Comment on the influence of Katherine’s beliefs on the patterning of the text.

How does the style of Sutton’s compositions reflect anxieties about female authorship in the seventeenth century?


Thomas D’Urfey, The Royalist(1682).

Another full text version—you can download it in Word. Be careful though—page refs will have to be used as from the original text, but there are links to the original text throughout so you can check your p numbers online. Also be careful because either the person transcribing this was a cretin or they used software which could not recognise the seventeenth-century long s. So you will come across alarming references to ‘fucking’ in this text. Of course the joke was there for seventeenth-century readers who could see the similarity between fuck and suck but originally it read ‘suck’….

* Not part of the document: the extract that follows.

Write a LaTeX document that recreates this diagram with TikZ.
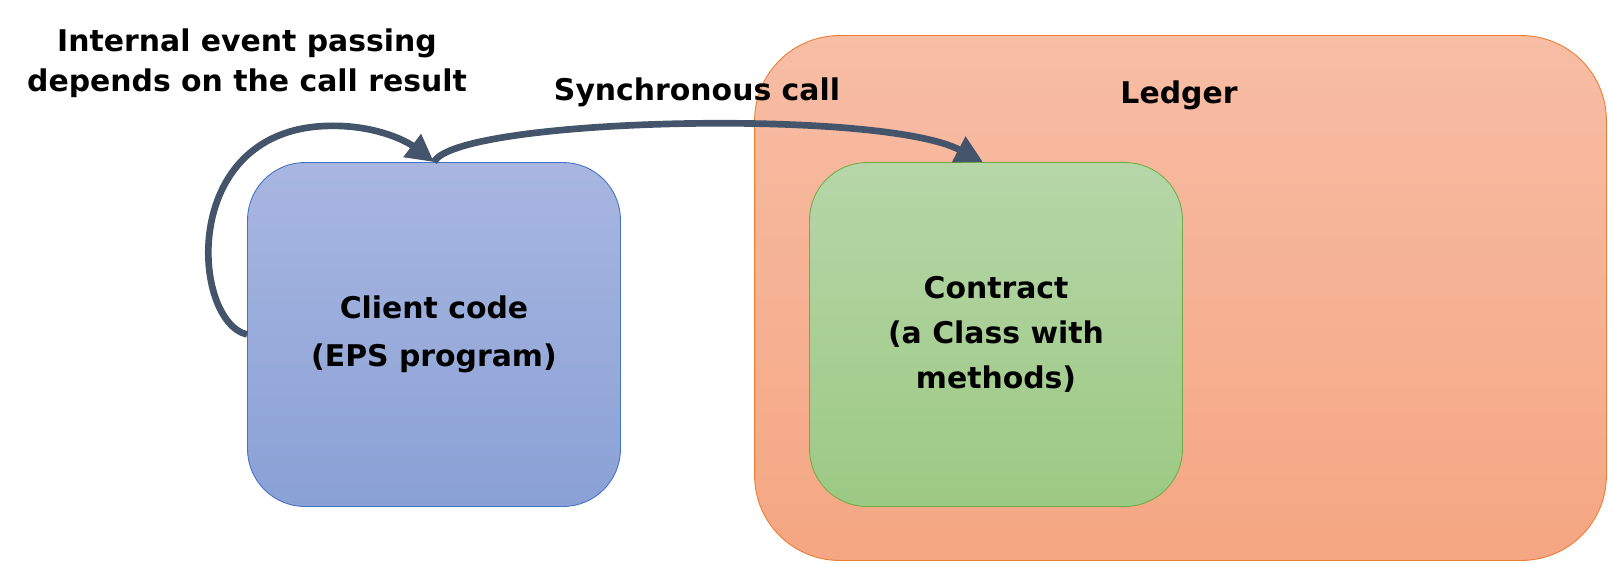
\documentclass[tikz,border=0pt]{standalone}
\usepackage{fontspec}
\setmainfont{DejaVu Sans}
\usetikzlibrary{arrows.meta}
\definecolor{LedgerTop}{HTML}{F7BDA5}
\definecolor{LedgerBot}{HTML}{F5A682}
\definecolor{LedgerLine}{HTML}{ED7D31}
\definecolor{ClientTop}{HTML}{A8B6E0}
\definecolor{ClientBot}{HTML}{8AA1D6}
\definecolor{ClientLine}{HTML}{4472C4}
\definecolor{ContractTop}{HTML}{B6D6A8}
\definecolor{ContractBot}{HTML}{9CC983}
\definecolor{ContractLine}{HTML}{70AD47}
\definecolor{ArrowDefault}{HTML}{44546A}
\newcommand{\txt}[1]{\fontsize{17}{#1}\selectfont\bfseries}

\begin{document}
\begin{tikzpicture}[x=0.02cm, y=-0.02cm,
    box/.style={draw, line width=0.5pt, rounded corners=1.15cm, align=center,
      minimum width=7.46cm, minimum height=6.88cm},
    call/.style={ArrowDefault, line width=3.8pt, -{Triangle[length=0.55cm,width=0.55cm]}}]
    \useasboundingbox (0,0) rectangle (1608,562);
    \node[draw=LedgerLine, line width=0.5pt, rounded corners=1.7cm,
      top color=LedgerTop, bottom color=LedgerBot,
      minimum width=17.04cm, minimum height=10.5cm] (ledger) at (1180.5,298) {};
    \node[font=\txt{20pt}] (ledgertxt) at (1179,95) {Ledger};
    \node[box, draw=ClientLine, top color=ClientTop, bottom color=ClientBot,
      font=\txt{27pt}] (client) at (434,334.5) {Client code\\(EPS program)};
    \node[box, draw=ContractLine, top color=ContractTop, bottom color=ContractBot,
      font=\txt{25.5pt}] (contract) at (996,334.5) {Contract\\(a Class with\\methods)};
    \node[align=center, font=\txt{22.8pt}] (looptxt) at (247,63)
      {Internal event passing\\depends on the call result};
    \node[font=\txt{20pt}] (synctxt) at (697,92) {Synchronous call};
    \coordinate (looptop) at (325,126);
    \draw[call] (client.west) .. controls (192,322) and (178,132) .. (looptop)
      .. controls (372,124) and (405,140) .. (client.north);
    \draw[call] (client.north) .. controls (455,118) and (880,108) .. ([xshift=-0.26cm]contract.north);
  \end{tikzpicture}
\end{document}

The prologue makes quite clear that this play is written in the 1682 context (it talks a lot about coffee houses and the ‘shrieve’ who is the sheriff (OED): can you remember why the sheriff of London is so important?). However the history described is from 1651, the Battle of Worcester, although the dialogue could not have happened then and you may be able to spot some distinctly Restoration rhetoric and politics. The Battle of Worcester has of course assumed mythological statusin Royalist rhetoric, and this play depends on that. We start with the oak, for goodness’ sake. Think about the values of this play which are not 1650s but 1680s Tory ones—a Cavalier stereotype is created for the hero (and what does that mean? Think Cavalier poets). The villains on the other hand are clearly 1680s Whigs—and what does that mean? And what about the morality of the play? Very Restoration comedy, not 1650s at all.

Possible questions: For what purpose is a Tory playwright recreating events of 1651 in a 1682 play?

Describe the characterisation of heroes and villains in the play and show how it refers to the construction of Whig and Tory identity in 1682.


Anon, The famous tragedie of King Charles I basely butchered (London, 1649)

Some well known events, and others not so well known, conveyed in a dramatic form. It’s popular drama and the view of history is somewhat partial…. Treats the siege of Colchester (look it up) from a Royalist point of view. The characterisation is vicious! 

How is either characterisation OR the portrayal of events affected by political bias?

How effective politically is the representation of historical event as drama in The famous tragedie of King Charles I basely butchered?